A powerful moment in the film was when it showed that winter day when all of these talented workers had to roll their toolboxes out of the plant. One could feel the solidarity as women and men helped each other hoist the boxes onto ice-encrusted truck beds.

I watched and listened as there on the big screen my brothers and sisters of IUE Local 798 showed the kind of people we are: not dense factory hands, but individual people with deep thoughts and feelings, expressed thoughtfully, astutely, politically and poetically — and with righteous anger. These are strong workers who revealed to us their tears and vulnerability, and did so with dignity and integrity. That’s the people of Moraine Truck and that’s the people of Twinsburg Stamping, and we deserve to be treated better than this.

Feasting on the dead dragon

Toward the end of the film a woman worker tells us how she had an image come to her of a gigantic dragon dying, with all its various body parts shutting down one by one. Now that the plant has closed, Maynards, which calls itself “the preeminent liquidation and auction and appraisal company in North America,” has invited vultures in to feast on the dragon’s carcass.

Maynards’ holdings include dozens of GM and other auto plants throughout the U.S., Canada and Europe. There are no plans to find buyers to restart these highly productive plants. The vast arsenal of robots, conveyor belts, stamping presses, machine tools, plastic molding machines and much more will be sold off piecemeal. Don’t smell what you want in Moraine, the liquidator asks the vultures? Check out Twinsburg, check out Michigan, check out California, Missouri or our European holdings. We at Maynards will find you the specific organ that your profit-driven palates desire.

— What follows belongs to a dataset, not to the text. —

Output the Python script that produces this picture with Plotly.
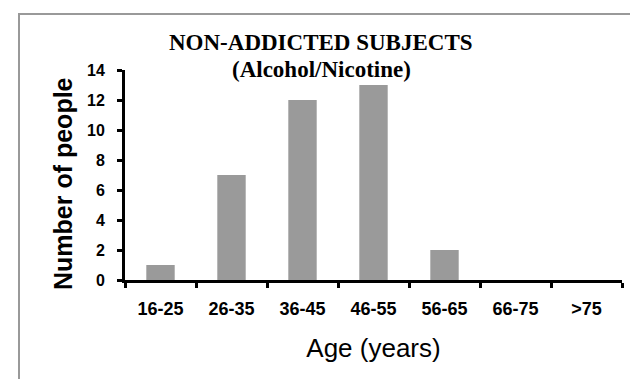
import plotly.graph_objects as go

categories = ["16-25", "26-35", "36-45", "46-55", "56-65", "66-75", ">75"]
counts = [1, 7, 12, 13, 2, 0, 0]
y_ticks = [0, 2, 4, 6, 8, 10, 12, 14]
title_line1 = "NON-ADDICTED SUBJECTS"
title_line2 = "(Alcohol/Nicotine)"
x_title = "Age (years)"
y_title = "Number of people"

W, H = 630, 379
L, R, T, B = 125, 8, 70, 99
pw, ph = W - L - R, H - T - B

def px_x(px):
    return (px - L) / pw

def px_y(py):
    return (H - B - py) / ph

fig = go.Figure(go.Bar(
    x=categories, y=counts, width=0.4,
    marker=dict(color="#9a9a9a", line=dict(width=0)),
    hoverinfo="skip",
))

fig.update_layout(
    width=W, height=H,
    margin=dict(l=L, r=R, t=T, b=B, autoexpand=False),
    paper_bgcolor="white", plot_bgcolor="white",
    showlegend=False,
    font=dict(family="Arial, Liberation Sans, sans-serif", color="black"),
    xaxis=dict(
        type="category", tickson="boundaries",
        showline=True, linecolor="black", linewidth=3,
        ticks="outside", ticklen=5, tickwidth=3, tickcolor="black",
        tickfont=dict(size=18, family="Arial, Liberation Sans", weight="bold"),
        ticklabelstandoff=10,
        showgrid=False, zeroline=False,
        title=dict(text=x_title, font=dict(size=26), standoff=22),
        automargin=False,
    ),
    yaxis=dict(
        range=[0, 14], tickvals=y_ticks,
        showline=True, linecolor="black", linewidth=3,
        ticks="outside", ticklen=5, tickwidth=3, tickcolor="black",
        tickfont=dict(size=16, family="Arial, Liberation Sans", weight="bold"),
        ticklabelstandoff=9,
        showgrid=False, zeroline=False,
        automargin=False,
    ),
)

# frame (top and left edges visible)
fig.add_shape(type="rect", xref="paper", yref="paper",
              x0=px_x(19), x1=px_x(660), y0=px_y(420), y1=px_y(14),
              line=dict(color="#999999", width=2), fillcolor="rgba(0,0,0,0)", layer="below")

fig.add_annotation(text=y_title, xref="paper", yref="paper",
                   x=px_x(63), y=px_y(184), xanchor="center", yanchor="middle",
                   textangle=-90, showarrow=False,
                   font=dict(size=25, weight="bold", color="black"))

for txt, cy in [(title_line1, 42.5), (title_line2, 69.5)]:
    fig.add_annotation(text=txt, xref="paper", yref="paper",
                       x=px_x(321), y=px_y(cy), xanchor="center", yanchor="middle",
                       showarrow=False, borderpad=0,
                       font=dict(family="Liberation Serif, Times New Roman, serif",
                                 size=23, weight="bold", color="black"))

fig.write_html("out.html", config={"displayModeBar": False},
               post_script="document.body.style.margin='0';")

All the workers in the film have a sense that something is being taken away that rightfully belongs to them. “That’s our plant,” a brother in the film flat-out states. I agree. We have paid for these plants with the best years of our lives; we have outbid the highest bidders. We have earned the right to own and operate the plants ourselves, especially since our bosses don’t want them.

Workers in the Dayton, Ohio, area now face a terrible economic crisis. In addition to the 2,500 Moraine plant workers laid off permanently from GM, 10,000 more jobs were lost indirectly as a result of the closing. Delphi, the former parts division of GM that was Dayton’s biggest private employer, closed all of its eight facilities, leaving the city with no auto plants.

Kim, an electrician, has finally found a job after 15 months, but it doesn’t provide the pay and benefits he came to expect from GM. Darlene and Chuck have become full-time students under a state-sponsored program, but they had to jump through numerous hoops and choose from a narrow list of state-approved occupations before they could receive a subsidy. Whether their training will lead to meaningful employment remains to be seen.

By the end of 40 minutes, “The Last Truck,” which was nominated for an Academy Award for best documentary short, had everyone in the sold-out audience in tears. This story of love and loss is the first serious film about plant closings since Michael Moore’s 1989 classic, “Roger and Me.”

The filmmakers stated that they wish they hadn’t had to make this film. Now is the time to fight for a world where no one will have to make another one. A good place to start a protest campaign could be at any one of the plant auctions that Maynards — the liquidators of our futures — will be conducting this year.